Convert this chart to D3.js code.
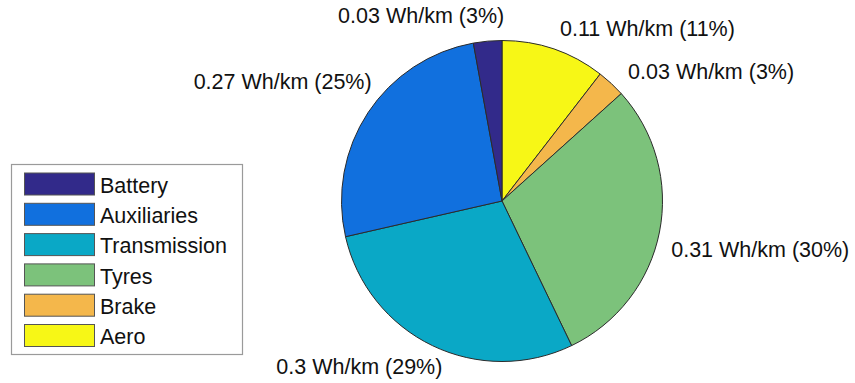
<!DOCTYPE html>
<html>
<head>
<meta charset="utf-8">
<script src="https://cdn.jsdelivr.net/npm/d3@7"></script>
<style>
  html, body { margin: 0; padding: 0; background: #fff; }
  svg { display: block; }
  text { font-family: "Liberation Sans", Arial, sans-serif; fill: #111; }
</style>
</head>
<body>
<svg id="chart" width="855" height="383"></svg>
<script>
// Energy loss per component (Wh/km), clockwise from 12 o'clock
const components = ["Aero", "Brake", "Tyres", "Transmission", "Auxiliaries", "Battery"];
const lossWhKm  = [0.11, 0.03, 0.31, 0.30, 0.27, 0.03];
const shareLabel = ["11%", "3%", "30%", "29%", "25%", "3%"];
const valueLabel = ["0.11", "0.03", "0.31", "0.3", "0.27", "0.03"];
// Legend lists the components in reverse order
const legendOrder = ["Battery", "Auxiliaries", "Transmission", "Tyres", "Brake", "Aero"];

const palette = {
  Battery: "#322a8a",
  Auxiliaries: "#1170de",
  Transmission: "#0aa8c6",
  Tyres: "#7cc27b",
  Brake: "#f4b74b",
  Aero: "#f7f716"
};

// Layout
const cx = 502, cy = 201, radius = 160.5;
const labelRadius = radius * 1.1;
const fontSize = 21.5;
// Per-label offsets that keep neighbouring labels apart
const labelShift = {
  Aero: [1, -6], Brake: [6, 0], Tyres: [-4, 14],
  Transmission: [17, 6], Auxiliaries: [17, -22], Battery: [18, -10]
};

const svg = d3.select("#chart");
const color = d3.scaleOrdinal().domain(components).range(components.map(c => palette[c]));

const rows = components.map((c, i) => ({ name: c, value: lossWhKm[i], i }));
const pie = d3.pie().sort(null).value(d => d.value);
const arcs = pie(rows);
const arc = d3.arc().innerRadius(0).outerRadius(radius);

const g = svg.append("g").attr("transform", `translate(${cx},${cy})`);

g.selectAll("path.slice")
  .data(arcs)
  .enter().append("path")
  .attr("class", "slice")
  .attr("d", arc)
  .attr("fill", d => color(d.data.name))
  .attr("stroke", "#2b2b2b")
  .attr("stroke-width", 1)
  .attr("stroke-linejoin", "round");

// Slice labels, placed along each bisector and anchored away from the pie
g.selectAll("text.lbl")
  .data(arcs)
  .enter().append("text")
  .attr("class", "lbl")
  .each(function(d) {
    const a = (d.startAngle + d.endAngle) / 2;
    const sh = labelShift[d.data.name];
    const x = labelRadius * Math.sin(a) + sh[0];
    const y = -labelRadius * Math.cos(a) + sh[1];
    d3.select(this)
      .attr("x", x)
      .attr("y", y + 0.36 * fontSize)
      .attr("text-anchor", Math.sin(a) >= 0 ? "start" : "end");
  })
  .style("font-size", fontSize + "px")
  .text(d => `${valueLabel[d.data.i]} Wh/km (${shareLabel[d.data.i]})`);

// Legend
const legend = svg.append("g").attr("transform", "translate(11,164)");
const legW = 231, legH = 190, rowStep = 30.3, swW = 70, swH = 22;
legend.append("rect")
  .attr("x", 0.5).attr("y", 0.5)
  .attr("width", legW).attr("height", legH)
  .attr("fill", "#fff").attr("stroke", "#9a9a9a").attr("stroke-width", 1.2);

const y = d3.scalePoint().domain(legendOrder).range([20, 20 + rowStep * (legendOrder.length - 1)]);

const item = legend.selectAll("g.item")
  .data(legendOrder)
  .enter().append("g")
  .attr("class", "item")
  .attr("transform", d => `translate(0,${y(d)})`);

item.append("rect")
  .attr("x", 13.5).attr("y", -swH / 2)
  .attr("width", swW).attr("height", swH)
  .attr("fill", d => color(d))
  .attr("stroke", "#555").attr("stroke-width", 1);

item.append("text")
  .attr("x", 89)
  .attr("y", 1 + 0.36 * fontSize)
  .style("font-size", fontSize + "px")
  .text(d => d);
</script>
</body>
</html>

------------------------------

**Exercise prompt:**
Omit every picture while copying the listing above exactly.

**Full output:**
Convert this chart to D3.js code.
<!DOCTYPE html>
<html>
<head>
<meta charset="utf-8">
<script src="https://cdn.jsdelivr.net/npm/d3@7"></script>
<style>
  html, body { margin: 0; padding: 0; background: #fff; }
  svg { display: block; }
  text { font-family: "Liberation Sans", Arial, sans-serif; fill: #111; }
</style>
</head>
<body>
<svg id="chart" width="855" height="383"></svg>
<script>
// Energy loss per component (Wh/km), clockwise from 12 o'clock
const components = ["Aero", "Brake", "Tyres", "Transmission", "Auxiliaries", "Battery"];
const lossWhKm  = [0.11, 0.03, 0.31, 0.30, 0.27, 0.03];
const shareLabel = ["11%", "3%", "30%", "29%", "25%", "3%"];
const valueLabel = ["0.11", "0.03", "0.31", "0.3", "0.27", "0.03"];
// Legend lists the components in reverse order
const legendOrder = ["Battery", "Auxiliaries", "Transmission", "Tyres", "Brake", "Aero"];

const palette = {
  Battery: "#322a8a",
  Auxiliaries: "#1170de",
  Transmission: "#0aa8c6",
  Tyres: "#7cc27b",
  Brake: "#f4b74b",
  Aero: "#f7f716"
};

// Layout
const cx = 502, cy = 201, radius = 160.5;
const labelRadius = radius * 1.1;
const fontSize = 21.5;
// Per-label offsets that keep neighbouring labels apart
const labelShift = {
  Aero: [1, -6], Brake: [6, 0], Tyres: [-4, 14],
  Transmission: [17, 6], Auxiliaries: [17, -22], Battery: [18, -10]
};

const svg = d3.select("#chart");
const color = d3.scaleOrdinal().domain(components).range(components.map(c => palette[c]));

const rows = components.map((c, i) => ({ name: c, value: lossWhKm[i], i }));
const pie = d3.pie().sort(null).value(d => d.value);
const arcs = pie(rows);
const arc = d3.arc().innerRadius(0).outerRadius(radius);

const g = svg.append("g").attr("transform", `translate(${cx},${cy})`);

g.selectAll("path.slice")
  .data(arcs)
  .enter().append("path")
  .attr("class", "slice")
  .attr("d", arc)
  .attr("fill", d => color(d.data.name))
  .attr("stroke", "#2b2b2b")
  .attr("stroke-width", 1)
  .attr("stroke-linejoin", "round");

// Slice labels, placed along each bisector and anchored away from the pie
g.selectAll("text.lbl")
  .data(arcs)
  .enter().append("text")
  .attr("class", "lbl")
  .each(function(d) {
    const a = (d.startAngle + d.endAngle) / 2;
    const sh = labelShift[d.data.name];
    const x = labelRadius * Math.sin(a) + sh[0];
    const y = -labelRadius * Math.cos(a) + sh[1];
    d3.select(this)
      .attr("x", x)
      .attr("y", y + 0.36 * fontSize)
      .attr("text-anchor", Math.sin(a) >= 0 ? "start" : "end");
  })
  .style("font-size", fontSize + "px")
  .text(d => `${valueLabel[d.data.i]} Wh/km (${shareLabel[d.data.i]})`);

// Legend
const legend = svg.append("g").attr("transform", "translate(11,164)");
const legW = 231, legH = 190, rowStep = 30.3, swW = 70, swH = 22;
legend.append("rect")
  .attr("x", 0.5).attr("y", 0.5)
  .attr("width", legW).attr("height", legH)
  .attr("fill", "#fff").attr("stroke", "#9a9a9a").attr("stroke-width", 1.2);

const y = d3.scalePoint().domain(legendOrder).range([20, 20 + rowStep * (legendOrder.length - 1)]);

const item = legend.selectAll("g.item")
  .data(legendOrder)
  .enter().append("g")
  .attr("class", "item")
  .attr("transform", d => `translate(0,${y(d)})`);

item.append("rect")
  .attr("x", 13.5).attr("y", -swH / 2)
  .attr("width", swW).attr("height", swH)
  .attr("fill", d => color(d))
  .attr("stroke", "#555").attr("stroke-width", 1);

item.append("text")
  .attr("x", 89)
  .attr("y", 1 + 0.36 * fontSize)
  .style("font-size", fontSize + "px")
  .text(d => d);
</script>
</body>
</html>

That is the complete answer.